Hi all, I read another forum thread on this topic that appeared to be about eight years old, and I’m hoping there’s some additional insight now.
My policy has always been to inspect detached garages when there isn’t an attached garage as a courtesy at no additional fee, but in a cursory manner (not AS detailed as the primary dwelling). I recently ran into an issue where the detached “garage” was an older, very large building that functioned as a garage (in the sense that it had manual doors) but was really a very large workshop. The building was generally in disrepair from obvious long-term neglect, and the client was already aware of its many issues and didn’t seem concerned about it when we spoke at the inspection.
Because of the many defects and what he communicated, I didn’t include it as part of the home inspection report. I thought that was fine in this case (and he seemed fine with it) until the broker of his agent called me and asked why it wasn’t inspected. Apparently the buyer’s agent brought it up in a staff meeting, so she called me for clarification. I explained and she understood, but that led into a rather long discussion about what outbuildings are inspected, for what fees, how that’s determined, etc.
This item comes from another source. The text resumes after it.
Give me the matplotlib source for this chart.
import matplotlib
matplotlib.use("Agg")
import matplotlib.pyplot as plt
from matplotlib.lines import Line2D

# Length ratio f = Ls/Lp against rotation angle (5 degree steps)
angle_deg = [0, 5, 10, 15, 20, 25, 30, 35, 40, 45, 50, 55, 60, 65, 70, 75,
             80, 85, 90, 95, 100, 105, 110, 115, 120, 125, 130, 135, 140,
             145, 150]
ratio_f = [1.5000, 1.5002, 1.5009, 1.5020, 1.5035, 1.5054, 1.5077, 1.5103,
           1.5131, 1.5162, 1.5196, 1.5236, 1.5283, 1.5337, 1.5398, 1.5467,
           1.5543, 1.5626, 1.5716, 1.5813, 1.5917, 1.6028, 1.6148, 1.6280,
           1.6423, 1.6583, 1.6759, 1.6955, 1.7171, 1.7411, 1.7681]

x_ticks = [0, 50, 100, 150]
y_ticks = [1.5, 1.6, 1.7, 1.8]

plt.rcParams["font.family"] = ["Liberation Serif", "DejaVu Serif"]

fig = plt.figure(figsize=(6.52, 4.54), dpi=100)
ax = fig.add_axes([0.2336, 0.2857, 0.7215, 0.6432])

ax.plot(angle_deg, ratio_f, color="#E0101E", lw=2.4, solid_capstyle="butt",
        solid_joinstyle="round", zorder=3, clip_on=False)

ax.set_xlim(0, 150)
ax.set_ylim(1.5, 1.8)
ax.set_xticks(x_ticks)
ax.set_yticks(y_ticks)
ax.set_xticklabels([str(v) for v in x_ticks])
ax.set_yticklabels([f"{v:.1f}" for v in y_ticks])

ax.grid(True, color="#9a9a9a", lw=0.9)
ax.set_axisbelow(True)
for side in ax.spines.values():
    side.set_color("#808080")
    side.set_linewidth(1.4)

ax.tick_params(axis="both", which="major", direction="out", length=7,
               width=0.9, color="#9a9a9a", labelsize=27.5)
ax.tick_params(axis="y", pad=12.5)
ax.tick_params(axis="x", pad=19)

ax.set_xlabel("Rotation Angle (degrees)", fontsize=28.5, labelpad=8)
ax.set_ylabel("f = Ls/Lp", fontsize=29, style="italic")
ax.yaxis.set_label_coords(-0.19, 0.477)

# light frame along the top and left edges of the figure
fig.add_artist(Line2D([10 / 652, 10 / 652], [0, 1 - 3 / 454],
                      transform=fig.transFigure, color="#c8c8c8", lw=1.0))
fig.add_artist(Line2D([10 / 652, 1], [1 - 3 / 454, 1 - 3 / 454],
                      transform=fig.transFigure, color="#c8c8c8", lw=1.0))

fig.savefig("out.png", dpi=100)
So my question isn’t so much whether you all charge extra for detached garages when there’s no attached garage. I’m not planning to change my policy on that, and my policy aligns with my competition. What I AM wondering is how you classify certain outbuildings as detached garages that demand an additional fee. For me, a detached garage that’s a standard size is simple. But what do you do when there’s no attached garage but the detached “garage” is much bigger than typical and is clearly intended for use beyond what is typical of a garage?
Thanks in advance for your thoughts!